#### [WRITTEN PROBLEM]
Reproduce the listing exactly and skip over any pictures.

#### [GIVEN DATA]

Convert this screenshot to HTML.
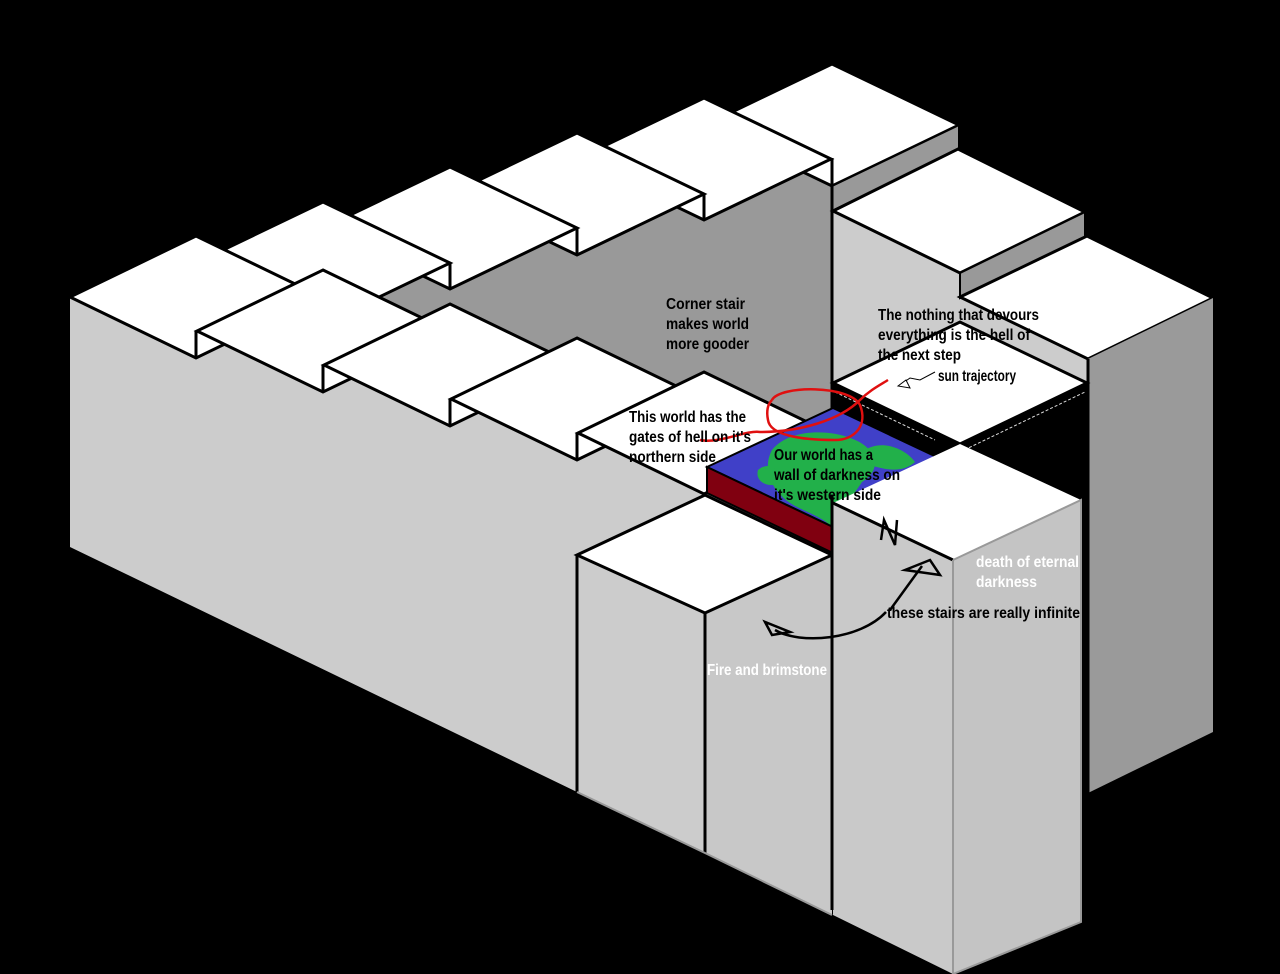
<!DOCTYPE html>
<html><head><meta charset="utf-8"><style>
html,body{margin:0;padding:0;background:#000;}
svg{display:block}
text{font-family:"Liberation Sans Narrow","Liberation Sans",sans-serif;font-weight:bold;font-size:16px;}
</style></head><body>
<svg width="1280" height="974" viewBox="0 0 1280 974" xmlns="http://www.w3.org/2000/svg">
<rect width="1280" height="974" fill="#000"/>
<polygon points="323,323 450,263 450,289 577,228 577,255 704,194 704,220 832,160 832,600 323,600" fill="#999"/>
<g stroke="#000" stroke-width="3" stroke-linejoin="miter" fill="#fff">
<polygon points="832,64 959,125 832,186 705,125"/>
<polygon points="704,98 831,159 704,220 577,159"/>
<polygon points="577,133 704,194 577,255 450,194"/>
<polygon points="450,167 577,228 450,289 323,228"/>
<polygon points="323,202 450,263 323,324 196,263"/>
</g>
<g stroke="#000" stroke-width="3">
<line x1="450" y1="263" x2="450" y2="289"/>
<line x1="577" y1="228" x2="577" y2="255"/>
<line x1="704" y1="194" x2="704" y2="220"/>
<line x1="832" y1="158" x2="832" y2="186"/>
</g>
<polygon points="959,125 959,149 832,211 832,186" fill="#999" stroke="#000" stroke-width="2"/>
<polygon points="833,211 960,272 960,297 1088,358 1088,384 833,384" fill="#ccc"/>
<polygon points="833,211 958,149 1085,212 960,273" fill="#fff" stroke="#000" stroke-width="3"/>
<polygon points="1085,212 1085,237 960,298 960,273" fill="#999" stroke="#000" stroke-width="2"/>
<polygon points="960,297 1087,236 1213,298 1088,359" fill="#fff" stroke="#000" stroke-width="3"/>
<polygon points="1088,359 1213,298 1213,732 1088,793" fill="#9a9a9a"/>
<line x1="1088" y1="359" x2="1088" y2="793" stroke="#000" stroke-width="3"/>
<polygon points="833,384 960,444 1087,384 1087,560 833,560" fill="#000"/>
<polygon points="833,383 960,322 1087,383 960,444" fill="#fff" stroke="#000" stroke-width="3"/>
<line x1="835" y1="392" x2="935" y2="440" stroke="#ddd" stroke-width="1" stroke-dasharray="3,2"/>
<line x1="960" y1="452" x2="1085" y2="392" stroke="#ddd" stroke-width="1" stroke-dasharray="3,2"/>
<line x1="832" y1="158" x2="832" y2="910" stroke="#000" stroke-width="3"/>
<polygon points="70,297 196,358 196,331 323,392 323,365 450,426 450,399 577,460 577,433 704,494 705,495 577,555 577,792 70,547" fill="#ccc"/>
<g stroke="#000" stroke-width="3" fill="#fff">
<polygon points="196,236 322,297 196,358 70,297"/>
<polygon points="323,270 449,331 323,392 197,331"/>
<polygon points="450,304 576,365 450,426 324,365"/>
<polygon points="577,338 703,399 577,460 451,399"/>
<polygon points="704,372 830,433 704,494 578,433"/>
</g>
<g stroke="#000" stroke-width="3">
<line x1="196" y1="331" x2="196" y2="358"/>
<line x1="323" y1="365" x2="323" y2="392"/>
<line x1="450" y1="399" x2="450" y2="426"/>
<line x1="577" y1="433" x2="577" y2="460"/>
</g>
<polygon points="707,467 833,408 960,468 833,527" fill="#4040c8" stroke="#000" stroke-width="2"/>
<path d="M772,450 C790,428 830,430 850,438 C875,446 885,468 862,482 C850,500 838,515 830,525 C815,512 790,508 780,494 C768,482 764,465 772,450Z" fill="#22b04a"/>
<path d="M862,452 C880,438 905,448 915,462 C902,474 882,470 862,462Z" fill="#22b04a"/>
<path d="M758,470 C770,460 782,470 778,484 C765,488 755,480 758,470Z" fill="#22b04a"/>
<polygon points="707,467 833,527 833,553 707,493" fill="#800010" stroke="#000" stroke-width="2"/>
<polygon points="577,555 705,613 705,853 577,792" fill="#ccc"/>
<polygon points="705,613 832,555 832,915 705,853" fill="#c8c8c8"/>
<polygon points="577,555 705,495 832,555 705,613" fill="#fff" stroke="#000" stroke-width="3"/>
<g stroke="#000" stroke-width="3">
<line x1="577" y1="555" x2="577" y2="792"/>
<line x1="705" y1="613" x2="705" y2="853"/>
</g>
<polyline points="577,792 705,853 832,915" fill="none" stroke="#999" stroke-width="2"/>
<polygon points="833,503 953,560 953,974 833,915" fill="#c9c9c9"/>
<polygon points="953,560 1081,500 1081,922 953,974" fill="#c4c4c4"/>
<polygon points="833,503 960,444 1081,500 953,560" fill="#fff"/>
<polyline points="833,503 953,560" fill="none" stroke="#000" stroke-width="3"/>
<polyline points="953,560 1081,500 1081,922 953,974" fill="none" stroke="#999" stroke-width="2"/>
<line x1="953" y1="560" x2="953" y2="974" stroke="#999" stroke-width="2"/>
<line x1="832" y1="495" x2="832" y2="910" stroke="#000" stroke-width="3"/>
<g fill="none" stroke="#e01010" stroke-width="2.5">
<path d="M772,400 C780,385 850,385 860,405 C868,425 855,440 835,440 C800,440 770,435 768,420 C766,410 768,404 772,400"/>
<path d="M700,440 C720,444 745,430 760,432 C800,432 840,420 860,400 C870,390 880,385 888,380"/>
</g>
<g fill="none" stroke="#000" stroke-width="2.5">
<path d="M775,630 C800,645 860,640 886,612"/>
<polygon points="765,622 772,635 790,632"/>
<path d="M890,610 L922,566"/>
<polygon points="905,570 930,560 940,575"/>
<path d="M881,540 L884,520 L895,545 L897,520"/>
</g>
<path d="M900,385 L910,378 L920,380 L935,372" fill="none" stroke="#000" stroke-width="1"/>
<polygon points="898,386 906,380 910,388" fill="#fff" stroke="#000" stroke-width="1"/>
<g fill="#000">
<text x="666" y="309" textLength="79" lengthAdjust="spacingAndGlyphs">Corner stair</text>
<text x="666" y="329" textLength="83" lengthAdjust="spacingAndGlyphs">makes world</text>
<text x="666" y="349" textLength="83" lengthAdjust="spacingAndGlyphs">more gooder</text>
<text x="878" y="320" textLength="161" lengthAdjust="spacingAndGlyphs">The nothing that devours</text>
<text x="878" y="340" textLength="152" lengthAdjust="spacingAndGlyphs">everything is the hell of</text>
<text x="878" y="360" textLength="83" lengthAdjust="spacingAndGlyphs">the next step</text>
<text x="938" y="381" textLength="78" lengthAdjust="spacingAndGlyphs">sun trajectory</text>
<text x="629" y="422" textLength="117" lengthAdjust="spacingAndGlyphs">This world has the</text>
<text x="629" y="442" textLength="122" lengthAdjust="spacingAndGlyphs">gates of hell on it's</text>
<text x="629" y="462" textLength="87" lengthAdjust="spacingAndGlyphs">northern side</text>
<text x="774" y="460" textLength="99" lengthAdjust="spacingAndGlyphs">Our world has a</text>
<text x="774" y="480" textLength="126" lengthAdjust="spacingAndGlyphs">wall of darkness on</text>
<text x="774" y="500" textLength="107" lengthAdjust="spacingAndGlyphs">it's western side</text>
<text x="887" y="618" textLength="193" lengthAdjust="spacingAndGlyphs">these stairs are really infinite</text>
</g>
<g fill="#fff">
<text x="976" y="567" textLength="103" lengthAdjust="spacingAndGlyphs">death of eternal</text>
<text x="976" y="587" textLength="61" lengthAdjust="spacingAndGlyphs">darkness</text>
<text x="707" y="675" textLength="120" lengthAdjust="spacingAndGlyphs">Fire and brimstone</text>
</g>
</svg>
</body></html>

#### [ANSWER TO THIS PROBLEM]
Convert this screenshot to HTML.
<!DOCTYPE html>
<html><head><meta charset="utf-8"><style>
html,body{margin:0;padding:0;background:#000;}
svg{display:block}
text{font-family:"Liberation Sans Narrow","Liberation Sans",sans-serif;font-weight:bold;font-size:16px;}
</style></head><body>
<svg width="1280" height="974" viewBox="0 0 1280 974" xmlns="http://www.w3.org/2000/svg">
<rect width="1280" height="974" fill="#000"/>
<polygon points="323,323 450,263 450,289 577,228 577,255 704,194 704,220 832,160 832,600 323,600" fill="#999"/>
<g stroke="#000" stroke-width="3" stroke-linejoin="miter" fill="#fff">
<polygon points="832,64 959,125 832,186 705,125"/>
<polygon points="704,98 831,159 704,220 577,159"/>
<polygon points="577,133 704,194 577,255 450,194"/>
<polygon points="450,167 577,228 450,289 323,228"/>
<polygon points="323,202 450,263 323,324 196,263"/>
</g>
<g stroke="#000" stroke-width="3">
<line x1="450" y1="263" x2="450" y2="289"/>
<line x1="577" y1="228" x2="577" y2="255"/>
<line x1="704" y1="194" x2="704" y2="220"/>
<line x1="832" y1="158" x2="832" y2="186"/>
</g>
<polygon points="959,125 959,149 832,211 832,186" fill="#999" stroke="#000" stroke-width="2"/>
<polygon points="833,211 960,272 960,297 1088,358 1088,384 833,384" fill="#ccc"/>
<polygon points="833,211 958,149 1085,212 960,273" fill="#fff" stroke="#000" stroke-width="3"/>
<polygon points="1085,212 1085,237 960,298 960,273" fill="#999" stroke="#000" stroke-width="2"/>
<polygon points="960,297 1087,236 1213,298 1088,359" fill="#fff" stroke="#000" stroke-width="3"/>
<polygon points="1088,359 1213,298 1213,732 1088,793" fill="#9a9a9a"/>
<line x1="1088" y1="359" x2="1088" y2="793" stroke="#000" stroke-width="3"/>
<polygon points="833,384 960,444 1087,384 1087,560 833,560" fill="#000"/>
<polygon points="833,383 960,322 1087,383 960,444" fill="#fff" stroke="#000" stroke-width="3"/>
<line x1="835" y1="392" x2="935" y2="440" stroke="#ddd" stroke-width="1" stroke-dasharray="3,2"/>
<line x1="960" y1="452" x2="1085" y2="392" stroke="#ddd" stroke-width="1" stroke-dasharray="3,2"/>
<line x1="832" y1="158" x2="832" y2="910" stroke="#000" stroke-width="3"/>
<polygon points="70,297 196,358 196,331 323,392 323,365 450,426 450,399 577,460 577,433 704,494 705,495 577,555 577,792 70,547" fill="#ccc"/>
<g stroke="#000" stroke-width="3" fill="#fff">
<polygon points="196,236 322,297 196,358 70,297"/>
<polygon points="323,270 449,331 323,392 197,331"/>
<polygon points="450,304 576,365 450,426 324,365"/>
<polygon points="577,338 703,399 577,460 451,399"/>
<polygon points="704,372 830,433 704,494 578,433"/>
</g>
<g stroke="#000" stroke-width="3">
<line x1="196" y1="331" x2="196" y2="358"/>
<line x1="323" y1="365" x2="323" y2="392"/>
<line x1="450" y1="399" x2="450" y2="426"/>
<line x1="577" y1="433" x2="577" y2="460"/>
</g>
<polygon points="707,467 833,408 960,468 833,527" fill="#4040c8" stroke="#000" stroke-width="2"/>
<path d="M772,450 C790,428 830,430 850,438 C875,446 885,468 862,482 C850,500 838,515 830,525 C815,512 790,508 780,494 C768,482 764,465 772,450Z" fill="#22b04a"/>
<path d="M862,452 C880,438 905,448 915,462 C902,474 882,470 862,462Z" fill="#22b04a"/>
<path d="M758,470 C770,460 782,470 778,484 C765,488 755,480 758,470Z" fill="#22b04a"/>
<polygon points="707,467 833,527 833,553 707,493" fill="#800010" stroke="#000" stroke-width="2"/>
<polygon points="577,555 705,613 705,853 577,792" fill="#ccc"/>
<polygon points="705,613 832,555 832,915 705,853" fill="#c8c8c8"/>
<polygon points="577,555 705,495 832,555 705,613" fill="#fff" stroke="#000" stroke-width="3"/>
<g stroke="#000" stroke-width="3">
<line x1="577" y1="555" x2="577" y2="792"/>
<line x1="705" y1="613" x2="705" y2="853"/>
</g>
<polyline points="577,792 705,853 832,915" fill="none" stroke="#999" stroke-width="2"/>
<polygon points="833,503 953,560 953,974 833,915" fill="#c9c9c9"/>
<polygon points="953,560 1081,500 1081,922 953,974" fill="#c4c4c4"/>
<polygon points="833,503 960,444 1081,500 953,560" fill="#fff"/>
<polyline points="833,503 953,560" fill="none" stroke="#000" stroke-width="3"/>
<polyline points="953,560 1081,500 1081,922 953,974" fill="none" stroke="#999" stroke-width="2"/>
<line x1="953" y1="560" x2="953" y2="974" stroke="#999" stroke-width="2"/>
<line x1="832" y1="495" x2="832" y2="910" stroke="#000" stroke-width="3"/>
<g fill="none" stroke="#e01010" stroke-width="2.5">
<path d="M772,400 C780,385 850,385 860,405 C868,425 855,440 835,440 C800,440 770,435 768,420 C766,410 768,404 772,400"/>
<path d="M700,440 C720,444 745,430 760,432 C800,432 840,420 860,400 C870,390 880,385 888,380"/>
</g>
<g fill="none" stroke="#000" stroke-width="2.5">
<path d="M775,630 C800,645 860,640 886,612"/>
<polygon points="765,622 772,635 790,632"/>
<path d="M890,610 L922,566"/>
<polygon points="905,570 930,560 940,575"/>
<path d="M881,540 L884,520 L895,545 L897,520"/>
</g>
<path d="M900,385 L910,378 L920,380 L935,372" fill="none" stroke="#000" stroke-width="1"/>
<polygon points="898,386 906,380 910,388" fill="#fff" stroke="#000" stroke-width="1"/>
<g fill="#000">
<text x="666" y="309" textLength="79" lengthAdjust="spacingAndGlyphs">Corner stair</text>
<text x="666" y="329" textLength="83" lengthAdjust="spacingAndGlyphs">makes world</text>
<text x="666" y="349" textLength="83" lengthAdjust="spacingAndGlyphs">more gooder</text>
<text x="878" y="320" textLength="161" lengthAdjust="spacingAndGlyphs">The nothing that devours</text>
<text x="878" y="340" textLength="152" lengthAdjust="spacingAndGlyphs">everything is the hell of</text>
<text x="878" y="360" textLength="83" lengthAdjust="spacingAndGlyphs">the next step</text>
<text x="938" y="381" textLength="78" lengthAdjust="spacingAndGlyphs">sun trajectory</text>
<text x="629" y="422" textLength="117" lengthAdjust="spacingAndGlyphs">This world has the</text>
<text x="629" y="442" textLength="122" lengthAdjust="spacingAndGlyphs">gates of hell on it's</text>
<text x="629" y="462" textLength="87" lengthAdjust="spacingAndGlyphs">northern side</text>
<text x="774" y="460" textLength="99" lengthAdjust="spacingAndGlyphs">Our world has a</text>
<text x="774" y="480" textLength="126" lengthAdjust="spacingAndGlyphs">wall of darkness on</text>
<text x="774" y="500" textLength="107" lengthAdjust="spacingAndGlyphs">it's western side</text>
<text x="887" y="618" textLength="193" lengthAdjust="spacingAndGlyphs">these stairs are really infinite</text>
</g>
<g fill="#fff">
<text x="976" y="567" textLength="103" lengthAdjust="spacingAndGlyphs">death of eternal</text>
<text x="976" y="587" textLength="61" lengthAdjust="spacingAndGlyphs">darkness</text>
<text x="707" y="675" textLength="120" lengthAdjust="spacingAndGlyphs">Fire and brimstone</text>
</g>
</svg>
</body></html>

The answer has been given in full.